Another limitation was that most studies were 1–2 years in length, and longer studies may be needed to fully capture the impact on slow-to-appear obesity-related outcomes like population-level weights. Finally, most studies had a high risk of bias, due to high rates of losses to follow-up and lower rigor of study design (e.g., one-time surveys or simple pre-post designs) and high risk of confounding.

We searched PubMed for other relevant English-language systematic reviews within the past 10 years reporting on obesity-related outcomes in natural experiment studies. In one systematic review, Mayne et al. identified 37 studies that were natural- or quasi-experiments.38 Only 3 of these studies reported on weight/BMI, and only 1 of the 3 showed a reduction in self-reported BMI (with use of a new light rail system).16, 38 In contrast, our review required all studies to report on BMI/weight outcomes, and we found a favorable reduction in less than half of the studies.
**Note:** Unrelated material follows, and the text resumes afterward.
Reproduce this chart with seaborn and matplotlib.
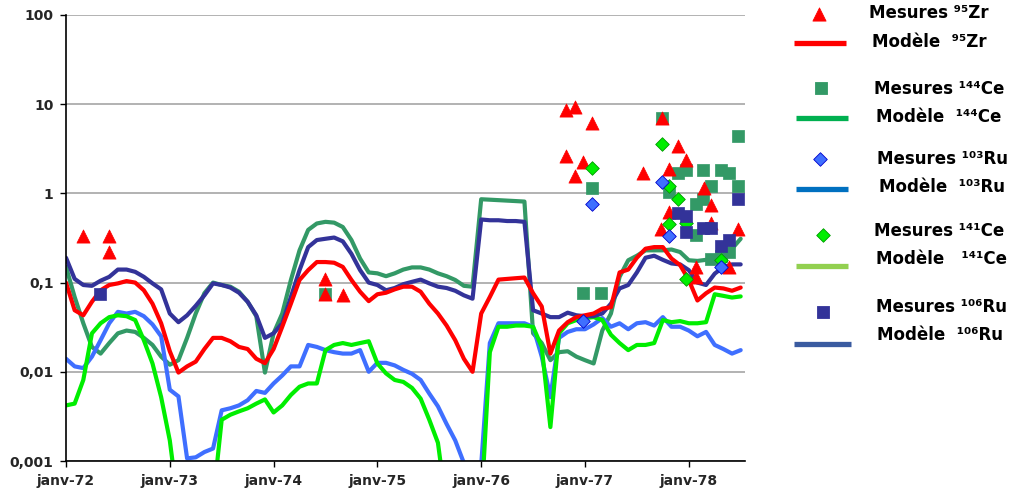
import numpy as np
import pandas as pd
import matplotlib
matplotlib.use("Agg")
import matplotlib.pyplot as plt
import seaborn as sns

sns.set_style("white")
plt.rcParams['font.family'] = ['DejaVu Sans']
plt.rcParams['font.weight'] = 'bold'

# -----------------------------------
# Données : mois depuis janv-72
# -----------------------------------

mois = np.arange(79)

modele_zr95 = [0.1, 0.049, 0.043, 0.061, 0.082, 0.094, 0.098, 0.104, 0.1, 0.082,
               0.058, 0.035, 0.017, 0.0098, 0.0115, 0.013, 0.018, 0.024, 0.024, 0.022,
               0.019, 0.018, 0.014, 0.0125, 0.018, 0.032, 0.058, 0.107, 0.138, 0.17,
               0.17, 0.167, 0.15, 0.107, 0.079, 0.062, 0.074, 0.077, 0.084, 0.09,
               0.09, 0.079, 0.058, 0.045, 0.033, 0.0226, 0.014, 0.01, 0.045, 0.069,
               0.108, 0.11, 0.112, 0.114, 0.076, 0.054, 0.016, 0.029, 0.036, 0.041,
               0.043, 0.045, 0.051, 0.053, 0.13, 0.14, 0.19, 0.24, 0.25, 0.25,
               0.186, 0.157, 0.107, 0.063, 0.076, 0.088, 0.086, 0.081, 0.088]

modele_ce144 = [0.15, 0.069, 0.035, 0.019, 0.016, 0.021, 0.027, 0.029, 0.028, 0.024,
                0.02, 0.0148, 0.012, 0.0135, 0.024, 0.045, 0.076, 0.1, 0.094, 0.09,
                0.079, 0.061, 0.042, 0.0098, 0.027, 0.045, 0.107, 0.23, 0.39, 0.46,
                0.48, 0.47, 0.42, 0.3, 0.186, 0.13, 0.127, 0.118, 0.127, 0.14,
                0.148, 0.148, 0.14, 0.127, 0.118, 0.107, 0.092, 0.09, 0.86, 0.85,
                0.84, 0.83, 0.82, 0.81, 0.027, 0.021, 0.0135, 0.0166, 0.017, 0.0148,
                0.0135, 0.0124, 0.029, 0.045, 0.116, 0.178, 0.2, 0.23, 0.23, 0.23,
                0.235, 0.22, 0.178, 0.175, 0.18, 0.195, 0.2, 0.24, 0.31]

modele_ru103 = [0.014, 0.0115, 0.011, 0.0148, 0.0226, 0.035, 0.047, 0.045, 0.047, 0.042,
                0.034, 0.025, 0.0063, 0.0053, 0.00107, 0.0011, 0.00126, 0.00138, 0.0037, 0.0039,
                0.0042, 0.0048, 0.0061, 0.0058, 0.0074, 0.0091, 0.0115, 0.0115, 0.02, 0.019,
                0.0175, 0.0166, 0.016, 0.016, 0.0175, 0.01, 0.0126, 0.0126, 0.0118, 0.0105,
                0.0095, 0.0081, 0.0057, 0.0041, 0.0026, 0.0017, 0.00095, 0.0002, 0.0009, 0.021,
                0.035, 0.035, 0.035, 0.035, 0.032, 0.0148, 0.0052, 0.024, 0.028, 0.03,
                0.03, 0.034, 0.04, 0.032, 0.035, 0.03, 0.035, 0.036, 0.033, 0.041,
                0.032, 0.032, 0.029, 0.025, 0.028, 0.02, 0.018, 0.016, 0.0175]

modele_ce141 = [0.0042, 0.0044, 0.0081, 0.027, 0.035, 0.041, 0.043, 0.042, 0.038, 0.0226,
                0.0124, 0.0052, 0.0017, 0.0003, 0.0001, 0.0001, 0.0001, 0.00035, 0.0029, 0.0033,
                0.0036, 0.0039, 0.0044, 0.0049, 0.0035, 0.0042, 0.0055, 0.0068, 0.0074, 0.0074,
                0.0175, 0.02, 0.021, 0.02, 0.021, 0.022, 0.0124, 0.0096, 0.0081, 0.0077,
                0.0066, 0.005, 0.0029, 0.0016, 0.0003, 0.0001, 0.0001, 0.0001, 0.0003, 0.0166,
                0.032, 0.032, 0.033, 0.033, 0.032, 0.019, 0.0024, 0.027, 0.035, 0.038,
                0.04, 0.041, 0.038, 0.026, 0.021, 0.0175, 0.02, 0.02, 0.021, 0.038,
                0.036, 0.037, 0.035, 0.035, 0.036, 0.074, 0.071, 0.068, 0.07]

modele_ru106 = [0.19, 0.11, 0.094, 0.092, 0.105, 0.116, 0.14, 0.14, 0.132, 0.116,
                0.098, 0.084, 0.045, 0.036, 0.043, 0.055, 0.072, 0.098, 0.094, 0.088,
                0.077, 0.061, 0.043, 0.024, 0.027, 0.035, 0.069, 0.138, 0.25, 0.3,
                0.31, 0.32, 0.29, 0.21, 0.138, 0.1, 0.094, 0.082, 0.087, 0.096,
                0.102, 0.108, 0.098, 0.09, 0.087, 0.081, 0.072, 0.066, 0.51, 0.5,
                0.5, 0.49, 0.49, 0.48, 0.049, 0.045, 0.041, 0.041, 0.046, 0.043,
                0.042, 0.042, 0.045, 0.058, 0.086, 0.094, 0.13, 0.19, 0.2, 0.18,
                0.164, 0.16, 0.138, 0.1, 0.094, 0.126, 0.15, 0.16, 0.16]

# mesures (mois, valeur)
mes_zr95_mois = [2, 5, 5, 30, 30, 32, 57.75, 58.8, 60.8, 57.75, 59.8, 58.8, 66.7,
                 68.9, 70.75, 71.7, 69.7, 73.8, 74.6, 69.7, 68.8, 74.6, 77.7, 72.8, 72.8, 76.7]
mes_zr95_val = [0.33, 0.33, 0.22, 0.11, 0.074, 0.073, 8.5, 9.4, 6.2, 2.6, 2.26, 1.57, 1.68,
                6.95, 3.4, 2.37, 1.9, 1.14, 0.74, 0.62, 0.4, 0.46, 0.4, 0.15, 0.115, 0.15]

mes_ce144_mois = [30, 59.8, 61.8, 60.8, 68.9, 77.7, 70.75, 71.7, 73.6, 75.7, 76.7, 74.6,
                  77.7, 69.7, 72.8, 73.6, 72.8, 74.6, 75.7, 76.7]
mes_ce144_val = [0.074, 0.076, 0.076, 1.14, 6.95, 4.4, 1.7, 1.83, 1.83, 1.85, 1.7, 1.21,
                 1.21, 1.05, 0.76, 0.86, 0.34, 0.186, 0.2, 0.22]

mes_ru103_mois = [59.8, 60.8, 68.9, 69.7, 75.7]
mes_ru103_val = [0.037, 0.77, 1.35, 0.33, 0.148]

mes_ce141_mois = [60.8, 68.9, 69.7, 70.75, 69.7, 71.7, 75.7, 71.7]
mes_ce141_val = [1.94, 3.55, 1.21, 0.86, 0.45, 0.46, 0.18, 0.11]

mes_ru106_mois = [3.9, 77.7, 70.75, 71.7, 71.7, 73.6, 74.6, 75.7, 76.7]
mes_ru106_val = [0.074, 0.86, 0.61, 0.56, 0.37, 0.41, 0.41, 0.26, 0.30]

annees = ['janv-72', 'janv-73', 'janv-74', 'janv-75', 'janv-76', 'janv-77', 'janv-78']
y_ticks = [0.001, 0.01, 0.1, 1, 10, 100]
y_labels = ['0,001', '0,01', '0,1', '1', '10', '100']

# -----------------------------------
# Tracé
# -----------------------------------

couleurs = {'144Ce': '#339966', '103Ru': '#3f6fff', '141Ce': '#00ee00',
            '106Ru': '#333399', '95Zr': '#ff0000'}

df = pd.concat([
    pd.DataFrame({'mois': mois, 'valeur': modele_ce144, 'serie': '144Ce'}),
    pd.DataFrame({'mois': mois, 'valeur': modele_ru103, 'serie': '103Ru'}),
    pd.DataFrame({'mois': mois, 'valeur': modele_ce141, 'serie': '141Ce'}),
    pd.DataFrame({'mois': mois, 'valeur': modele_ru106, 'serie': '106Ru'}),
    pd.DataFrame({'mois': mois, 'valeur': modele_zr95, 'serie': '95Zr'}),
])

fig = plt.figure(figsize=(10.13, 4.98), dpi=100)
ax = fig.add_axes([66/1013, 37/498, 679/1013, 446/498])
ax.set_yscale('log')

sns.lineplot(data=df, x='mois', y='valeur', hue='serie', palette=couleurs,
             hue_order=list(couleurs.keys()), estimator=None, linewidth=3.0,
             legend=False, ax=ax)

sns.scatterplot(x=mes_ce144_mois, y=mes_ce144_val, marker='s', s=70, color='#339966',
                edgecolor='#339966', linewidth=0.5, ax=ax, zorder=5)
sns.scatterplot(x=mes_zr95_mois, y=mes_zr95_val, marker='^', s=90, color='#ff0000',
                edgecolor='#ff0000', linewidth=0.5, ax=ax, zorder=6)
sns.scatterplot(x=mes_ce141_mois, y=mes_ce141_val, marker='D', s=48, color='#00ee00',
                edgecolor='#009900', linewidth=0.6, ax=ax, zorder=7)
sns.scatterplot(x=mes_ru103_mois, y=mes_ru103_val, marker='D', s=48, color='#3f6fff',
                edgecolor='#0000cc', linewidth=0.6, ax=ax, zorder=7)
sns.scatterplot(x=mes_ru106_mois, y=mes_ru106_val, marker='s', s=70, color='#333399',
                edgecolor='#333399', linewidth=0.5, ax=ax, zorder=8)

ax.set_xlim(0, 78.5)
ax.set_ylim(0.001, 100)
ax.set_xticks(np.arange(0, 73, 12))
ax.set_xticklabels(annees, fontsize=10, fontweight='bold')
ax.set_yticks(y_ticks)
ax.set_yticklabels(y_labels, fontsize=10, fontweight='bold')
ax.minorticks_off()
ax.tick_params(axis='both', which='major', direction='out', length=4, width=1,
               color='black', pad=5, left=True, bottom=True)
ax.grid(axis='y', color='#a6a6a6', linewidth=1.2)
ax.grid(axis='x', visible=False)
ax.set_xlabel('')
ax.set_ylabel('')
for cote in ['top', 'right']:
    ax.spines[cote].set_visible(False)
for cote in ['left', 'bottom']:
    ax.spines[cote].set_color('black')
    ax.spines[cote].set_linewidth(1.2)

# -----------------------------------
# Légende (à droite)
# -----------------------------------

leg = fig.add_axes([0, 0, 1, 1])
leg.set_xlim(0, 1013)
leg.set_ylim(498, 0)
leg.axis('off')
leg.patch.set_visible(False)

entrees = [
    ('m', '^', '#ff0000', '#ff0000', 90, 819, 14, 'Mesures ⁹⁵Zr', 869, 18.3),
    ('l', None, '#ff0000', None, None, (794, 846), 43, 'Modèle  ⁹⁵Zr', 872, 47.3),
    ('m', 's', '#339966', '#339966', 70, 821, 88, 'Mesures ¹⁴⁴Ce', 874, 94),
    ('l', None, '#00b050', None, None, (796, 848), 118, 'Modèle  ¹⁴⁴Ce', 876, 121.7),
    ('m', 'D', '#3f6fff', '#0000cc', 48, 820, 159, 'Mesures ¹⁰³Ru', 877, 164),
    ('l', None, '#0070c0', None, None, (796, 848), 189, 'Modèle  ¹⁰³Ru', 879, 191.7),
    ('m', 'D', '#00ee00', '#009900', 48, 823, 235, 'Mesures ¹⁴¹Ce', 874, 236),
    ('l', None, '#92d050', None, None, (796, 848), 266, 'Modèle   ¹⁴¹Ce', 876, 264),
    ('m', 's', '#333399', '#333399', 70, 823, 312, 'Mesures ¹⁰⁶Ru', 876, 311.7),
    ('l', None, '#3a5ba0', None, None, (794, 851), 344, 'Modèle  ¹⁰⁶Ru', 877, 340),
]

for kind, mk, fc, ec, s, xpos, ypos, texte, xt, yt in entrees:
    if kind == 'm':
        leg.scatter([xpos], [ypos], marker=mk, s=s, color=fc, edgecolor=ec, linewidth=0.6)
    else:
        leg.plot(list(xpos), [ypos, ypos], color=fc, linewidth=3.8, solid_capstyle='butt')
    leg.text(xt, yt, texte, fontsize=12, fontweight='bold', ha='left', va='baseline',
             color='black')

plt.savefig("out.png", dpi=100)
In addition, Mayne et al. found that studies reporting positive impacts on physical activity or diet tended to have longer follow-up times than negative studies.38 Our results for diet and physical activity outcomes were not consistent, based on sample size or follow-up time. Another systematic review examined policy interventions aimed at improving population nutrition,39 and the included studies reported on outcomes not included in our review (e.g., change in calorie value of purchases, consumer knowledge).39 A third systematic review examined the associations between physical activity and the built environment and assessed outcomes not included in our review: street and pedestrian connectivity, neighborhood parks, and green space.40

Our review itself has several limitations. First, we excluded studies not reporting on adult BMI/weight outcomes, so we may have excluded studies showing a favorable effect on intermediate outcomes like dietary or physical activity behaviors which did not report weight or BMI. Second, the number of included studies was small, and BMI and weight data were reported heterogeneously across studies, making it difficult to summarize the data quantitatively. Third, publication bias may have led to underreporting of policies, programs, or built-environment changes that showed no difference. Fourth, we described outcome results based on statistical significance, which may not constitute clinically-significant effects. As mentioned earlier, it is not clear what are clinically significant effect sizes for the types of population-level programs, polices, and built-environment changes we evaluated. Fifth, we used the AHRQ guide to evaluate the strength of evidence for weight/BMI outcomes and the EPHPP tool to assess risk of bias, but recognize that there is no standard method for assessing strength of evidence and risk of bias in natural experiment studies. A strength of natural experiment studies is enhancing generalizability and external validity, but the EPHPP tool was designed to evaluate internal validity, not external validity.18

In conclusion, we identified few natural experiment studies reporting on the effectiveness of policies/programs/built-environment changes on adult obesity, and overall, these studies demonstrated inconsistent effects on weight/BMI, with low or insufficient strength of evidence and high risk of bias.

In primary care, obesity is commonly managed through individual behavioral interventions, but population-level approaches can also play an important role. While natural experiment studies allow us to evaluate these approaches, this type of study has clear limitations, including the lack of rigorous research methods used and standards for data reporting. More high-quality research, including natural experiment studies, is needed to inform the population-level effectiveness of obesity prevention and control initiatives. Better understanding of these effects has the potential to augment the efforts of primary care providers in combatting the continuing global obesity epidemic.